• [Written exercise]: Reproduce only the top of the records, down to and including the line containing "97.9], [101.3, 109.5]];".

'''

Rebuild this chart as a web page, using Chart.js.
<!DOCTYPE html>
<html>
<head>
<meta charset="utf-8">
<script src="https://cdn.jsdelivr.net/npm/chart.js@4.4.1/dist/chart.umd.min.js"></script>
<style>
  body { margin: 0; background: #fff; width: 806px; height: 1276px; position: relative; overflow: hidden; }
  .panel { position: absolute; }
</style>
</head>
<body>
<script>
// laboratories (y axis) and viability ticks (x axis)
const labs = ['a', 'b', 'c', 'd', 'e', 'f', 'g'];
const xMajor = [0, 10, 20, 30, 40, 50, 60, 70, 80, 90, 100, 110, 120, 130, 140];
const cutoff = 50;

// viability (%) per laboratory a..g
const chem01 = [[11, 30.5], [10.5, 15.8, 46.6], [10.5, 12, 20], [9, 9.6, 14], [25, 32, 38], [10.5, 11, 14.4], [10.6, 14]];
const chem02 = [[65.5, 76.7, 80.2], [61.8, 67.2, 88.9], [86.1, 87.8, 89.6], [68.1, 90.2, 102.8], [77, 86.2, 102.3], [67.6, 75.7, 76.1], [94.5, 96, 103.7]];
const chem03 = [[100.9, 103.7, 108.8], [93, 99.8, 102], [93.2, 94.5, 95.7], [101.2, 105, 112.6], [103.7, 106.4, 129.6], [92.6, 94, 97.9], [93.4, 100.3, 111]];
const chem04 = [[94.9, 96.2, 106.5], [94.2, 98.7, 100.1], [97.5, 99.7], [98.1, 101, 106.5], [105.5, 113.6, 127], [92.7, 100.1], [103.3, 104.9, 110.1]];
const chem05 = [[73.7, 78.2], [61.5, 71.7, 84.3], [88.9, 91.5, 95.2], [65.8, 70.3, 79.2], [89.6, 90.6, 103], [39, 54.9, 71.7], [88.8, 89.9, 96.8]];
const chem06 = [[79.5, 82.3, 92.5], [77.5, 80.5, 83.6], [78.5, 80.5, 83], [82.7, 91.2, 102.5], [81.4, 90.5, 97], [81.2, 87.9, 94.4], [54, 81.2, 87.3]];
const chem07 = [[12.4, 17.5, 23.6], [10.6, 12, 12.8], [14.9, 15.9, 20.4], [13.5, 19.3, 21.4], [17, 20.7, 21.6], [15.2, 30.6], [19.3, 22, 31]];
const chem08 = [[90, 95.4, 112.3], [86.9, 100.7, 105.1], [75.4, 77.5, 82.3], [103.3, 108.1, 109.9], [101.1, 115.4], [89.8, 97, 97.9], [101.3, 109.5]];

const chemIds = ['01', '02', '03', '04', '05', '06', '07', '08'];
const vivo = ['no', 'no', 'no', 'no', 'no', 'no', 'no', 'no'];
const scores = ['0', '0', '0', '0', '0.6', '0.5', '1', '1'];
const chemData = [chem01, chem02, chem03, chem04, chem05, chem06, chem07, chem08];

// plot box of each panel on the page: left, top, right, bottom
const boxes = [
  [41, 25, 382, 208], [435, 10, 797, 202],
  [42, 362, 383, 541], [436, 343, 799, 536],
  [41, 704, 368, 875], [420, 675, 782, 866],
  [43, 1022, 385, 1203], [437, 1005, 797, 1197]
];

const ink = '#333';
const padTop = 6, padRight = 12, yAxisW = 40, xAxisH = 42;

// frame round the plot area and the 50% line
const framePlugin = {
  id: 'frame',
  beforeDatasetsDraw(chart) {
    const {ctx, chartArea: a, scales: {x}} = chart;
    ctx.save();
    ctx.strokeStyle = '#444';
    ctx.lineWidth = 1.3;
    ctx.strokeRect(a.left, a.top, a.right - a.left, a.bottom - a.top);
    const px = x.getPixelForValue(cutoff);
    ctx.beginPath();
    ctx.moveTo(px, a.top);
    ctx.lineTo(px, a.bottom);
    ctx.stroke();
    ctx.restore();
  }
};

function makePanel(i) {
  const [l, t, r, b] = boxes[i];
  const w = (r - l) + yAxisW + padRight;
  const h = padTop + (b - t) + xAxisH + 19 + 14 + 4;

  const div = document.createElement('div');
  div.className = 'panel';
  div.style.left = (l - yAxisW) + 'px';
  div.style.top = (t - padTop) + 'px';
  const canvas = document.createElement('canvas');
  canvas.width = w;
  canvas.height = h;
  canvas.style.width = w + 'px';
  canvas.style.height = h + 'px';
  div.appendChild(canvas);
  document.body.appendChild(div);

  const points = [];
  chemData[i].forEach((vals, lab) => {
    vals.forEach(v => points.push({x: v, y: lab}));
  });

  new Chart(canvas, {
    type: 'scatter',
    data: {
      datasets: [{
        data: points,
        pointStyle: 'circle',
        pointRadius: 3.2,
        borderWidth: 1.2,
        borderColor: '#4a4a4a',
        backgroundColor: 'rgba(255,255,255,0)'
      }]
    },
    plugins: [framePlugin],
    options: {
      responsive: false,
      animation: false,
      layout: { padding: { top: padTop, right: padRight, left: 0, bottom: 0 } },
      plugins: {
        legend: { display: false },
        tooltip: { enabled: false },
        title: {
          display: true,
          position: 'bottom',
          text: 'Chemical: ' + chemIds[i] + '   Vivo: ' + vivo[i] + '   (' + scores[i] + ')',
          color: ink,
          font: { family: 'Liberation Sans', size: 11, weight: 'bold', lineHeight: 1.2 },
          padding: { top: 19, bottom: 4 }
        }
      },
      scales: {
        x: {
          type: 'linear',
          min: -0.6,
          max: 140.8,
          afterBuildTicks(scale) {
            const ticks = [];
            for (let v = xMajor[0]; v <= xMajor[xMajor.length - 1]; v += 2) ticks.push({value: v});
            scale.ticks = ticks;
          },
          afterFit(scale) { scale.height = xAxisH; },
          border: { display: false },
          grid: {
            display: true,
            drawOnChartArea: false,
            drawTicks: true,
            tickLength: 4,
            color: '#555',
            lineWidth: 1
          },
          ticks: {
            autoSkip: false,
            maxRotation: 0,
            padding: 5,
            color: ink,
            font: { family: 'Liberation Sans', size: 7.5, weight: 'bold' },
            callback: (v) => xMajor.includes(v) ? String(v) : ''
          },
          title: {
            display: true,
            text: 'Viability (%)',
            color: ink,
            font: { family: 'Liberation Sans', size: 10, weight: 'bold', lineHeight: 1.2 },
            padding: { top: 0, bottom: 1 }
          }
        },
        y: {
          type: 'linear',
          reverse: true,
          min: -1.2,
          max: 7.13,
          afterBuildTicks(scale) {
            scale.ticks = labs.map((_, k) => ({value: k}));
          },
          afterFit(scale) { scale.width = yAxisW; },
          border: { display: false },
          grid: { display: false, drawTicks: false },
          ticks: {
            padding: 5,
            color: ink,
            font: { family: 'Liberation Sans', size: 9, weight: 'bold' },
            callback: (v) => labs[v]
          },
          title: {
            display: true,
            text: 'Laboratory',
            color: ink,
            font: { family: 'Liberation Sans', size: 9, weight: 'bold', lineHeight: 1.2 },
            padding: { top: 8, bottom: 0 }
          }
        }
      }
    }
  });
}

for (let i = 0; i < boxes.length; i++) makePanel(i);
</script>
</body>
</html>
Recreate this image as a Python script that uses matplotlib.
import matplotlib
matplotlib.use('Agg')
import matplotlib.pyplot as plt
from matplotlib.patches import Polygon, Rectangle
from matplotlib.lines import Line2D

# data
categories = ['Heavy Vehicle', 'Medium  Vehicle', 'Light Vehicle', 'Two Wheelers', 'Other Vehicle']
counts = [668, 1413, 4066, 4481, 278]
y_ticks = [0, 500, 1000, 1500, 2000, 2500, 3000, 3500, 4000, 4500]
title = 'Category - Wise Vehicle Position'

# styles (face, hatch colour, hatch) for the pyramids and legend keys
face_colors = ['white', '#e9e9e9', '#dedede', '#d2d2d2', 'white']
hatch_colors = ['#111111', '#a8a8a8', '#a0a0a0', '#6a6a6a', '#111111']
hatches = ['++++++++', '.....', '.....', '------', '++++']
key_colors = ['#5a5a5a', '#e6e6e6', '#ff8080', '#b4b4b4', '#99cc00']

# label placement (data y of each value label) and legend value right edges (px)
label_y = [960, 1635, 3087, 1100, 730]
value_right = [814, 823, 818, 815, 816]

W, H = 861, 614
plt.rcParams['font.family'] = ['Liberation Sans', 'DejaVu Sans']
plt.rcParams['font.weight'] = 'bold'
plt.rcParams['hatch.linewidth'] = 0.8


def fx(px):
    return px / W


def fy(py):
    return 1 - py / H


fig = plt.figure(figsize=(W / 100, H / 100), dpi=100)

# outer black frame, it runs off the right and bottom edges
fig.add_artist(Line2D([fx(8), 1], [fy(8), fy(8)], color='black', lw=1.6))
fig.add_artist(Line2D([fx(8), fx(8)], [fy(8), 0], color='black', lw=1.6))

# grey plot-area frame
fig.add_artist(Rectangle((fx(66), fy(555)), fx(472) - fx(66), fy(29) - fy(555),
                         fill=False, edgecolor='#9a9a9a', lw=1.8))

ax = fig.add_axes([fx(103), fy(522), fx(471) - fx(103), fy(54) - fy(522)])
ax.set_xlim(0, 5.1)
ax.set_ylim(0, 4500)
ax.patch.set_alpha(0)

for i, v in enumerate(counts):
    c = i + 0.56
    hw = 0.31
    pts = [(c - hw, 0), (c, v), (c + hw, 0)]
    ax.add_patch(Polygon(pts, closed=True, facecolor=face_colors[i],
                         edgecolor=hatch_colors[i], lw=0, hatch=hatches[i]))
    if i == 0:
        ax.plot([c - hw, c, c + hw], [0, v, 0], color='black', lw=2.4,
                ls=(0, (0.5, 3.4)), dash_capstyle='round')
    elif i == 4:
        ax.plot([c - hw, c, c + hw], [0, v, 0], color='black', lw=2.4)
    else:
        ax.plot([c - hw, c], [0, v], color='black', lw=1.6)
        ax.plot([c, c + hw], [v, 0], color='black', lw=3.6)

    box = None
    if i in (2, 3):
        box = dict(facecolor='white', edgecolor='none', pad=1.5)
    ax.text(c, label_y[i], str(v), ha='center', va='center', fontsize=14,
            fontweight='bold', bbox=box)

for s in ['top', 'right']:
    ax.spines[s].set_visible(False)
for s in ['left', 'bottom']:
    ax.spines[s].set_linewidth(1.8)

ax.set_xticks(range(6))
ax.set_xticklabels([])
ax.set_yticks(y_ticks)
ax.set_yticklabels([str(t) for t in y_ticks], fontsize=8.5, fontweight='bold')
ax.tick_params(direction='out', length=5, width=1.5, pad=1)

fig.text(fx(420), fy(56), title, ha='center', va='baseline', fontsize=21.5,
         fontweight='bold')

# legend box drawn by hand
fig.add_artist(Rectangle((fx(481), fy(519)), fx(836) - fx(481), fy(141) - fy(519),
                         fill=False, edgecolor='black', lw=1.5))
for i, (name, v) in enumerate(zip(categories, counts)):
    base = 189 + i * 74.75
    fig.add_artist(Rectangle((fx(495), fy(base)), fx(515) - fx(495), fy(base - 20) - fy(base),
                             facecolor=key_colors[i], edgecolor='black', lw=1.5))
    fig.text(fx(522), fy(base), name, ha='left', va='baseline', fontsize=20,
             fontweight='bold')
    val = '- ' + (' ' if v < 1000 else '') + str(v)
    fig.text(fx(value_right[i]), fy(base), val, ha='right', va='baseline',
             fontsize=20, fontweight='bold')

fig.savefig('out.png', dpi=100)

'''

• [Solved problem]:
Rebuild this chart as a web page, using Chart.js.
<!DOCTYPE html>
<html>
<head>
<meta charset="utf-8">
<script src="https://cdn.jsdelivr.net/npm/chart.js@4.4.1/dist/chart.umd.min.js"></script>
<style>
  body { margin: 0; background: #fff; width: 806px; height: 1276px; position: relative; overflow: hidden; }
  .panel { position: absolute; }
</style>
</head>
<body>
<script>
// laboratories (y axis) and viability ticks (x axis)
const labs = ['a', 'b', 'c', 'd', 'e', 'f', 'g'];
const xMajor = [0, 10, 20, 30, 40, 50, 60, 70, 80, 90, 100, 110, 120, 130, 140];
const cutoff = 50;

// viability (%) per laboratory a..g
const chem01 = [[11, 30.5], [10.5, 15.8, 46.6], [10.5, 12, 20], [9, 9.6, 14], [25, 32, 38], [10.5, 11, 14.4], [10.6, 14]];
const chem02 = [[65.5, 76.7, 80.2], [61.8, 67.2, 88.9], [86.1, 87.8, 89.6], [68.1, 90.2, 102.8], [77, 86.2, 102.3], [67.6, 75.7, 76.1], [94.5, 96, 103.7]];
const chem03 = [[100.9, 103.7, 108.8], [93, 99.8, 102], [93.2, 94.5, 95.7], [101.2, 105, 112.6], [103.7, 106.4, 129.6], [92.6, 94, 97.9], [93.4, 100.3, 111]];
const chem04 = [[94.9, 96.2, 106.5], [94.2, 98.7, 100.1], [97.5, 99.7], [98.1, 101, 106.5], [105.5, 113.6, 127], [92.7, 100.1], [103.3, 104.9, 110.1]];
const chem05 = [[73.7, 78.2], [61.5, 71.7, 84.3], [88.9, 91.5, 95.2], [65.8, 70.3, 79.2], [89.6, 90.6, 103], [39, 54.9, 71.7], [88.8, 89.9, 96.8]];
const chem06 = [[79.5, 82.3, 92.5], [77.5, 80.5, 83.6], [78.5, 80.5, 83], [82.7, 91.2, 102.5], [81.4, 90.5, 97], [81.2, 87.9, 94.4], [54, 81.2, 87.3]];
const chem07 = [[12.4, 17.5, 23.6], [10.6, 12, 12.8], [14.9, 15.9, 20.4], [13.5, 19.3, 21.4], [17, 20.7, 21.6], [15.2, 30.6], [19.3, 22, 31]];
const chem08 = [[90, 95.4, 112.3], [86.9, 100.7, 105.1], [75.4, 77.5, 82.3], [103.3, 108.1, 109.9], [101.1, 115.4], [89.8, 97, 97.9], [101.3, 109.5]];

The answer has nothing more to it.